- _WHAT THIS TASK INVOLVES_
Output the line that holds "Write the React, TypeScript", the line that holds "const ref = useRef<HTMLDivElement>(null);", and every line between them, exactly, but none of the pictures.

(Dataset excerpt)
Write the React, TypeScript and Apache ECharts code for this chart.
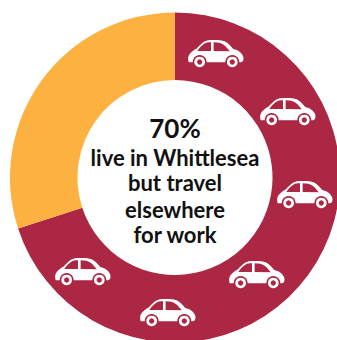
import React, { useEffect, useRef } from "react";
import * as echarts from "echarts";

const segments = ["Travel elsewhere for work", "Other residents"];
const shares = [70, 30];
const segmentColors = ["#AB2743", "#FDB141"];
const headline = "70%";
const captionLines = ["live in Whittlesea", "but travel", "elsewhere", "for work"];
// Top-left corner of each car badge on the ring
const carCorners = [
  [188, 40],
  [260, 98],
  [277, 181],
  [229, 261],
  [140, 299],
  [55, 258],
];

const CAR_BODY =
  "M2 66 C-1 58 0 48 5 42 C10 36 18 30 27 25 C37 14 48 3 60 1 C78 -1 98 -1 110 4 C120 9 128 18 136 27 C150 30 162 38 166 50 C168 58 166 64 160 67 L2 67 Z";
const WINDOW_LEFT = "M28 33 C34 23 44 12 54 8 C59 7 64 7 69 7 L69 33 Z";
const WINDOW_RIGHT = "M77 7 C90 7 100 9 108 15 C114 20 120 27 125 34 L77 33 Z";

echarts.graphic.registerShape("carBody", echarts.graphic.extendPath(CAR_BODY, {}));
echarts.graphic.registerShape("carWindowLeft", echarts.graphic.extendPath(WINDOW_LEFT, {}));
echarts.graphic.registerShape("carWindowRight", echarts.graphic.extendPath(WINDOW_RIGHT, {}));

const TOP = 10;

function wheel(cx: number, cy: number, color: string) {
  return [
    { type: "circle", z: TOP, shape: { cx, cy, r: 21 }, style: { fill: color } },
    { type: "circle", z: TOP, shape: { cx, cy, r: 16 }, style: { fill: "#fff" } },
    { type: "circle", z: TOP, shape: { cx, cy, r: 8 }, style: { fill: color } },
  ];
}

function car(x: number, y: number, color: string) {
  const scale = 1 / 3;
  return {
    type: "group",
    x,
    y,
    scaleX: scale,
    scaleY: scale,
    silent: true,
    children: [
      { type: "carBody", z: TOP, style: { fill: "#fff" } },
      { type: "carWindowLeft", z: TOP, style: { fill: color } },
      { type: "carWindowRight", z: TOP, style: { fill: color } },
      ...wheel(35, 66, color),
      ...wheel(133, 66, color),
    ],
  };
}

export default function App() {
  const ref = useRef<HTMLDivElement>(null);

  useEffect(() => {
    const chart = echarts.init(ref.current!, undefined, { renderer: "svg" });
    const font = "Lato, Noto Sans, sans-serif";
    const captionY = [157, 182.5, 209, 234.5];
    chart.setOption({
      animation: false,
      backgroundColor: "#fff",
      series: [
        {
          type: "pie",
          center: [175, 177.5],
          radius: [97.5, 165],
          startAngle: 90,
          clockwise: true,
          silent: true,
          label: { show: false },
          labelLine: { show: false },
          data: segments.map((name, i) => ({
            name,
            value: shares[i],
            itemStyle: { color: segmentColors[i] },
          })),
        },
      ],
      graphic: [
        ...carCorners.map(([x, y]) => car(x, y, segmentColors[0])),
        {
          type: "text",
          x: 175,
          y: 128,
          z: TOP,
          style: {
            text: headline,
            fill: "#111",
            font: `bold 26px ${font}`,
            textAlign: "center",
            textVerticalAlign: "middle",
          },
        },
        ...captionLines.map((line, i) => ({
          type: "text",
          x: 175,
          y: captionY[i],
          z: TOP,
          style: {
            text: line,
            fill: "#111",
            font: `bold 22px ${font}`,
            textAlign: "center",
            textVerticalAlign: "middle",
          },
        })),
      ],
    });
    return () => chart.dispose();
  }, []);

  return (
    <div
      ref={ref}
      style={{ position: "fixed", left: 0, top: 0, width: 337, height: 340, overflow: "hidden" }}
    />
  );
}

* * *

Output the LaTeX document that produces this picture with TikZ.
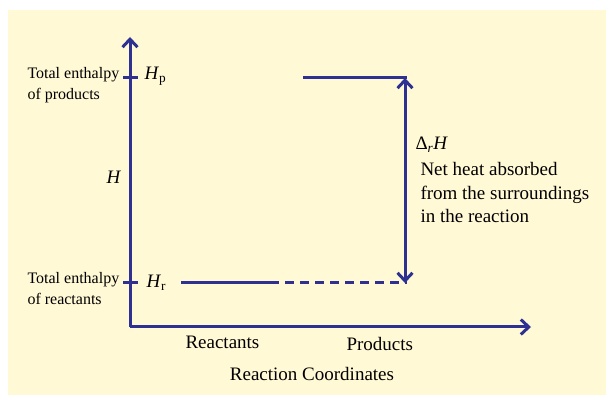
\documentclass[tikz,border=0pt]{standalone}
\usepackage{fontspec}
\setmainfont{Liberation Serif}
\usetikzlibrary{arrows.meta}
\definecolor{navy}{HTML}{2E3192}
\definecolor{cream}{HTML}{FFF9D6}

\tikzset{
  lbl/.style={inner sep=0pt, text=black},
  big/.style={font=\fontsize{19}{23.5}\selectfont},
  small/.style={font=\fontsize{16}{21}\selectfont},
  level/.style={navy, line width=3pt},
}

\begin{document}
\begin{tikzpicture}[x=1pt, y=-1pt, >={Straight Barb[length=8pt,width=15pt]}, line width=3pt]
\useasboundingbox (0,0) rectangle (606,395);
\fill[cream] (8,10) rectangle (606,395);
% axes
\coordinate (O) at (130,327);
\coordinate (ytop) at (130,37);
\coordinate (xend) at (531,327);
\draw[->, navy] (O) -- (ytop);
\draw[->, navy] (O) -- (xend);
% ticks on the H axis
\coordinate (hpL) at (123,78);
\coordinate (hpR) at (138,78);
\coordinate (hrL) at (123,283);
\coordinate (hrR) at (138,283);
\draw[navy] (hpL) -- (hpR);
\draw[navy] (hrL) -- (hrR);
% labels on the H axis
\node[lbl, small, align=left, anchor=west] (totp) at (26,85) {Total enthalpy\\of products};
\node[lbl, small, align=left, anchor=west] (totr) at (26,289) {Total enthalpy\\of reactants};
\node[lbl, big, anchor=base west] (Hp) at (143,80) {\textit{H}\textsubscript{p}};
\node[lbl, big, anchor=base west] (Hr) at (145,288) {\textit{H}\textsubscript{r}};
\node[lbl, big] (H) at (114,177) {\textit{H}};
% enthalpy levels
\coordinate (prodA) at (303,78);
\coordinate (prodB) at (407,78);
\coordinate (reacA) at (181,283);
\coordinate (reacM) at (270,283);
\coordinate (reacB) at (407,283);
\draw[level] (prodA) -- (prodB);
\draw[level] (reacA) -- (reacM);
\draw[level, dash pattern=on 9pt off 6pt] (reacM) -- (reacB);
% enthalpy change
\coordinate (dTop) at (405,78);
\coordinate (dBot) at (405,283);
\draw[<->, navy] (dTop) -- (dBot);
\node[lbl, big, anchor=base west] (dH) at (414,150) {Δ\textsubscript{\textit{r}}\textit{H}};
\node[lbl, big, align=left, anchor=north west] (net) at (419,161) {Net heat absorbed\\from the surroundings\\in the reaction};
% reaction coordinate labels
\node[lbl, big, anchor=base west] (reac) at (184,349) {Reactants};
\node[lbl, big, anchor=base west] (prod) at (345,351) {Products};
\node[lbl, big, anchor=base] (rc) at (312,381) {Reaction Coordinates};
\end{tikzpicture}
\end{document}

- _CORRECT RESPONSE_
Write the React, TypeScript and Apache ECharts code for this chart.
import React, { useEffect, useRef } from "react";
import * as echarts from "echarts";

const segments = ["Travel elsewhere for work", "Other residents"];
const shares = [70, 30];
const segmentColors = ["#AB2743", "#FDB141"];
const headline = "70%";
const captionLines = ["live in Whittlesea", "but travel", "elsewhere", "for work"];
// Top-left corner of each car badge on the ring
const carCorners = [
  [188, 40],
  [260, 98],
  [277, 181],
  [229, 261],
  [140, 299],
  [55, 258],
];

const CAR_BODY =
  "M2 66 C-1 58 0 48 5 42 C10 36 18 30 27 25 C37 14 48 3 60 1 C78 -1 98 -1 110 4 C120 9 128 18 136 27 C150 30 162 38 166 50 C168 58 166 64 160 67 L2 67 Z";
const WINDOW_LEFT = "M28 33 C34 23 44 12 54 8 C59 7 64 7 69 7 L69 33 Z";
const WINDOW_RIGHT = "M77 7 C90 7 100 9 108 15 C114 20 120 27 125 34 L77 33 Z";

echarts.graphic.registerShape("carBody", echarts.graphic.extendPath(CAR_BODY, {}));
echarts.graphic.registerShape("carWindowLeft", echarts.graphic.extendPath(WINDOW_LEFT, {}));
echarts.graphic.registerShape("carWindowRight", echarts.graphic.extendPath(WINDOW_RIGHT, {}));

const TOP = 10;

function wheel(cx: number, cy: number, color: string) {
  return [
    { type: "circle", z: TOP, shape: { cx, cy, r: 21 }, style: { fill: color } },
    { type: "circle", z: TOP, shape: { cx, cy, r: 16 }, style: { fill: "#fff" } },
    { type: "circle", z: TOP, shape: { cx, cy, r: 8 }, style: { fill: color } },
  ];
}

function car(x: number, y: number, color: string) {
  const scale = 1 / 3;
  return {
    type: "group",
    x,
    y,
    scaleX: scale,
    scaleY: scale,
    silent: true,
    children: [
      { type: "carBody", z: TOP, style: { fill: "#fff" } },
      { type: "carWindowLeft", z: TOP, style: { fill: color } },
      { type: "carWindowRight", z: TOP, style: { fill: color } },
      ...wheel(35, 66, color),
      ...wheel(133, 66, color),
    ],
  };
}

export default function App() {
  const ref = useRef<HTMLDivElement>(null);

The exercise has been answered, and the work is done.